The manifest above does not account for air-gapped environments

Change this to the registry where you replicated the image previously pulled for an air-gapped deployment. Alternatively, to test in an internet-connected environment, create an image pull secret using the license ID as username/password as in the earlier step for the docker CLI for testing. Keep in mind you will need the firewall rules open mentioned in the image pull steps

Use the following to deploy the containers and run inference requests:

kubectl apply -f cohere.yaml

Be aware that this is a multi-gigabyte image, so it may take some time to download.

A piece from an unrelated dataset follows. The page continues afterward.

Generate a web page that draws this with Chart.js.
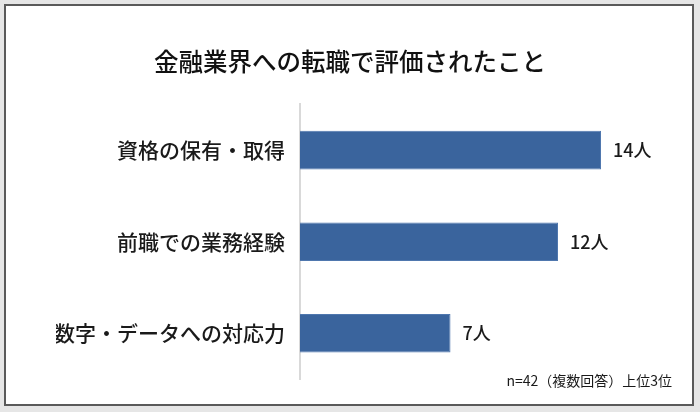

Once the pod is up and running, you should expect to see something like the following:

# once the pod is running
kubectl port-forward svc/${APP} 8080:8080
# Forwarding from 127.0.0.1:8080 -> 8080
# Forwarding from [::1]:8080 -> 8080
# Handling connection for 8080

Leave that running in the background, and up a new terminal session to execute a test request. In the next few sections, we’ll include examples of appropriate requests for the major Cohere models.

Example Usage

Here are the bash commands you can run to use the Embed v4, Embed Multilingual, Rerank English, Rerank Multilingual, and Command models through Kubernetes.

curl --header "Content-Type: application/json" --request POST http://localhost:8080/embed --data-raw '{"texts": ["testing embeddings in english"], "input_type": "classification"}'
# {"id":"2ffe4bca-8664-4456-b858-1b3b15411f2c","embeddings":[[-0.5019531,-2.0917969,-1.6220703,-1.2919922,-0.80029297,1.3173828,1.4677734,-1.7763672,0.03869629,1.9033203...}

Remember that this is only an illustrative deployment. Feel free to modify it as needed to accommodate your environment.

A Note on Air-gapped Environments

All images in the proxy.replicated.com registry are available to pull and copy into an air-gapped environment. These can be pulled using the license ID and steps previously provided by Cohere.